Minnesota is a cold state. There’s simply no two ways about it. Minnesota is also a state that caters to cold weather sports like hockey. Unfortunately, super cold weather and sports aren’t a great combination. It’s one of the reasons Minnesota has so many skating rinks. You can enjoy ice skating without dealing with 5 degree weather.
Just after Christmas I picked up ice skates for myself and the kids. I’ve been trying to teach them how to skate. John swears he’s going to play hockey when he’s older. Now, with Minnesota being a hockey state, it’s tough to find rink time for free skating. Usually rink time is reserved for hockey games and hockey practice. One place that is dedicated to free skating is The Depot It’s pricey at $8 for adults, $6 for kids of ALL ages and $4 for parking. The Depot is connected to the Renaissance Hotel and an underground parking lot. By connected, I mean you can literally access the rink without ever having to step outside. Smart, right? I mean, if you’re a hotel guest, you’ll never have to step out into the nearly 0 temperatures of a Minnesota winter.
Well, imagine my surprise when yesterday, we found the door connecting the warm hotel to the rink, closed. Not just closed, locked. We and several other families were perplexed. A Depot employee came out to inform the group that the doors were locked and we would all need to go outside and use the alternate entrance. More than a few families were miffed. Given the lack of warm winter clothes I guessed many of them were hotel guests; we weren’t obviously. We stepped outside, braved the old (8 degrees today) and used the alternate entrance.
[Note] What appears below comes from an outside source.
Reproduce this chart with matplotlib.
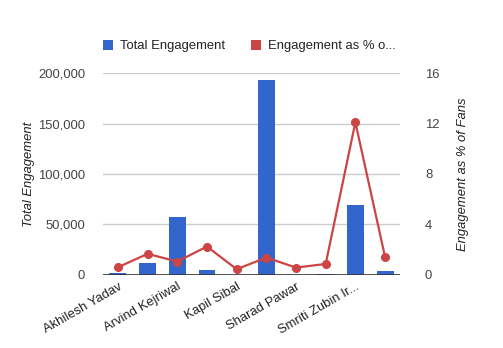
import matplotlib
matplotlib.use("Agg")
import matplotlib.pyplot as plt
from matplotlib.patches import Patch

plt.rcParams['font.family'] = ['Liberation Sans', 'DejaVu Sans']

# category names (only every other one is shown on the axis)
politicians = ["Akhilesh Yadav", "Amit Shah", "Arvind Kejriwal", "Digvijaya Singh",
               "Kapil Sibal", "Narendra Modi", "Sharad Pawar", "Shashi Tharoor",
               "Smriti Zubin Ir...", "Sushma Swaraj"]
total_engagement = [2300, 12200, 56900, 5000, 0, 192700, 0, 1300, 68800, 3600]
engagement_pct = [0.61, 1.67, 1.06, 2.25, 0.45, 1.38, 0.58, 0.87, 12.1, 1.43]

BLUE = '#3366cc'
RED = '#cc4444'
GRID = '#cccccc'
TEXT = '#444444'

fig = plt.figure(figsize=(5.03, 3.48), dpi=100, facecolor='white')
ax = fig.add_axes([0.205, 0.210, 0.590, 0.580])
ax2 = ax.twinx()

x = list(range(len(politicians)))
ax.bar(x, total_engagement, width=0.57, color=BLUE, zorder=2)
ax2.plot(x, engagement_pct, color=RED, lw=1.6, marker='o', markersize=5.5,
         zorder=3)

ax.set_xlim(-0.5, len(politicians) - 0.5)
ax.set_ylim(0, 200000)
ax2.set_ylim(0, 16)
ax.set_yticks([0, 50000, 100000, 150000, 200000])
ax.set_yticklabels(['0', '50,000', '100,000', '150,000', '200,000'])
ax2.set_yticks([0, 4, 8, 12, 16])

ax.set_xticks(x[::2])
ax.set_xticklabels(politicians[::2], rotation=30, ha='right',
                   rotation_mode='anchor')

ax.grid(axis='y', color=GRID, lw=1, zorder=0)
ax.set_axisbelow(True)
ax.axhline(0, color='#333333', lw=1.2, zorder=4)

ax.set_zorder(ax2.get_zorder() - 1)
ax2.patch.set_visible(False)
ax.patch.set_visible(False)

for a in (ax, ax2):
    for s in a.spines.values():
        s.set_visible(False)

ax.tick_params(axis='y', length=0, pad=13, labelsize=9.4, labelcolor=TEXT)
ax.tick_params(axis='x', length=0, pad=4, labelsize=9.4, labelcolor='#222222')
ax2.tick_params(axis='y', length=0, pad=18, labelsize=9.4, labelcolor=TEXT)

ax.set_ylabel('Total Engagement', fontstyle='italic', fontsize=9.4,
              color='#222222', labelpad=2)
ax2.set_ylabel('Engagement as % of Fans', fontstyle='italic', fontsize=9.4,
               color='#222222', labelpad=13)

handles = [Patch(facecolor=BLUE, edgecolor='none'),
           Patch(facecolor=RED, edgecolor='none')]
fig.legend(handles, ['Total Engagement', 'Engagement as % o...'],
           loc='center left', bbox_to_anchor=(0.181, 0.868), ncol=2,
           frameon=False, fontsize=9.4, handlelength=0.8, handleheight=0.8,
           handletextpad=0.5, columnspacing=2.0, labelcolor='#222222')

fig.savefig('out.png', dpi=100, facecolor='white')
I asked the woman collecting the entrance fees what the deal was with the locked doors. She was exasperated and very clearly stated:
1. It wasn’t her call
2. She thinks it’s “silly”
3. Management decided to enact the new policy to minimize the chance of someone sneaking in and skating for free
The employee and I both agreed that the likelihood someone would sneak in was minimal. Not only would you need to sneak in, but even if you did, you’d stick out pretty bad since all skaters receive a wristband after paying. She encouraged me to voice my complaint to “management” and encourage others to do so, as well. I couldn’t find management.
Think about this situation. For the 1 or 2 people a day who might sneak in (a $16 loss in revenue) The Depot grossly inconveniences 100s of paying customers. If more than 2 people, because of the new policy, choose to go elsewhere, The Depot loses more revenue than they would have had they not enacted the policy.
This is a great example of seeing the tree, but completely missing the forest. In the scope of the big picture this makes no sense. In the scope of the “problem” it makes lots of sense. As we think about the challenges we face every day in our companies and our personally lives, we need to remember to see both the trees and the forest.